Worte, die Heynckes gefallen haben dürften. "Er hat das Selbstbewusstsein und die totale Unterstützung von mir. Seine Mitspieler merken jetzt auch, was er für ein exzellenter Fußballer ist. Er hat heute ein absolut klasse Spiel gemacht", sagte der Coach.

Spanien zollt Respekt

Die gute Leistung der Bayern wurde auch in Spanien am Donnerstag anerkannt. "Die Bayern waren auf einem anderen Level", schrieb die Madrider Sporttageszeitung "Marca". Die Konkurrenz von der "AS" ergänzte: "Die Überlegenheit der Bayern war erdrückend."

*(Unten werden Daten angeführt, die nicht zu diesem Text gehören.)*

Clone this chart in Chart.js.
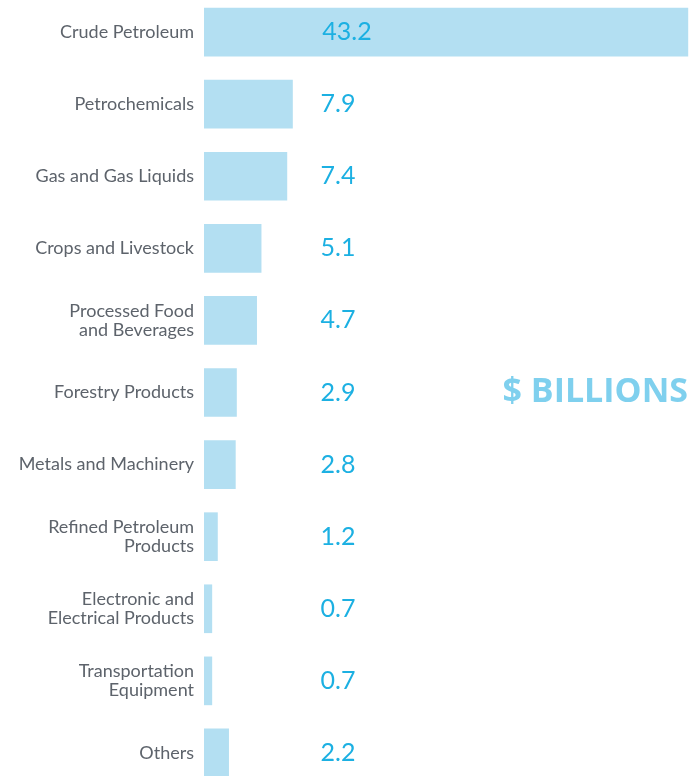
<!DOCTYPE html>
<html>
<head>
<meta charset="utf-8">
<script src="https://cdn.jsdelivr.net/npm/chart.js@4"></script>
<style>
  html, body { margin: 0; padding: 0; background: #ffffff; overflow: hidden; width: 689px; height: 776px; }
  #wrap { position: absolute; left: 0; top: -4px; width: 689px; height: 793px; }
</style>
</head>
<body>
<div id="wrap"><canvas id="c" width="689" height="793"></canvas></div>
<script>
const categories = [
  "Crude Petroleum",
  "Petrochemicals",
  "Gas and Gas Liquids",
  "Crops and Livestock",
  ["Processed Food", "and Beverages"],
  "Forestry Products",
  "Metals and Machinery",
  ["Refined Petroleum", "Products"],
  ["Electronic and", "Electrical Products"],
  ["Transportation", "Equipment"],
  "Others"
];
const values = [43.2, 7.9, 7.4, 5.1, 4.7, 2.9, 2.8, 1.2, 0.7, 0.7, 2.2];
const valueLabels = ["43.2", "7.9", "7.4", "5.1", "4.7", "2.9", "2.8", "1.2", "0.7", "0.7", "2.2"];
const unitLabel = "$ BILLIONS";

const valuePlugin = {
  id: 'valueLabels',
  afterDatasetsDraw(chart) {
    const ctx = chart.ctx;
    const area = chart.chartArea;
    const meta = chart.getDatasetMeta(0);
    ctx.save();
    ctx.fillStyle = '#1cb0e2';
    ctx.font = '400 25px Lato';
    ctx.textAlign = 'center';
    ctx.textBaseline = 'middle';
    meta.data.forEach((bar, i) => {
      ctx.fillText(valueLabels[i], area.left + (i === 0 ? 143 : 134), bar.y);
    });
    // unit label
    ctx.fillStyle = '#7fd0ee';
    ctx.font = 'bold 34px "Open Sans"';
    ctx.textAlign = 'right';
    const mid = meta.data[5].y;
    ctx.fillText(unitLabel, area.right - 1, mid);
    ctx.restore();
  }
};

new Chart(document.getElementById('c'), {
  type: 'bar',
  data: {
    labels: categories,
    datasets: [{
      data: values,
      backgroundColor: '#b3dff2',
      borderWidth: 0,
      barThickness: 48
    }]
  },
  options: {
    indexAxis: 'y',
    responsive: false,
    animation: false,
    layout: { padding: 0 },
    plugins: { legend: { display: false }, tooltip: { enabled: false } },
    scales: {
      x: {
        min: 0, max: 43.3,
        display: false
      },
      y: {
        afterFit(scale) {
          scale.width = 204;
          scale.paddingTop = 0;
          scale.paddingBottom = 0;
        },
        grid: { display: false, drawTicks: false },
        border: { display: false },
        ticks: {
          color: '#5d636b',
          font: { family: 'Lato', size: 18, lineHeight: 1.05 },
          padding: 10,
          autoSkip: false
        }
      }
    }
  },
  plugins: [valuePlugin]
});
</script>
</body>
</html>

Villarreal-Coach Juan Carlos Garrido hatte bereits am Vorabend Respekt gezollt. "Es hatte den Anschein, als ob Bayern im Schongang gewonnen hätte, aber so war es nicht", sagte der Trainer mittelschwer konsterniert.

Von einer "Kandidatur auf den Champions-League-Titel" ("Marca TV") will man beim FC Bayern allerdings noch nichts wissen - auch wenn man nach dem gelungenen Auftakt natürlich weiter vom Finale im eigenen Stadion träumt.

Oberste Bayern-Pflicht: Bescheiden bleiben!

"Wir tun gut daran, bescheiden zu bleiben. Wir haben schwere Spiele vor uns, die Schlagzahl bleibt hoch", mahnte der Vorstandsvorsitzende Karl-Heinz Rummenigge auf dem Bankett und dachte dabei wohl an den März zurück.

Damals hatte Rummenigge nach einem 1:0-Sieg bei Inter Mailand zur Konzentration gemahnt. Was, folgte ist bekannt: drei Heimniederlagen gegen Dortmund (Liga); Schalke (Pokal) und Inter (Champions League), die der Saison der Bayern ein jähes Ende setzten.

Soweit ist es im September 2011 freilich noch nicht. Die Gruppe A ist aber auch nach einem Auswärtssieg zum Start kein Selbstläufer. Als nächstes kommt Manchester City am 27. September nach München. Nach dem Auftaktremis gegen den SSC Neapel (1:1) sind die neureichen Neulinge fast schon zum Punkten verdammt.

Trainer Roberto Mancini kündigte bereits an: "Wir werden in München gewinnen." In punkto Selbstvertrauen brauchen sich die Citizens jedenfalls nicht vor dem FCB zu verstecken.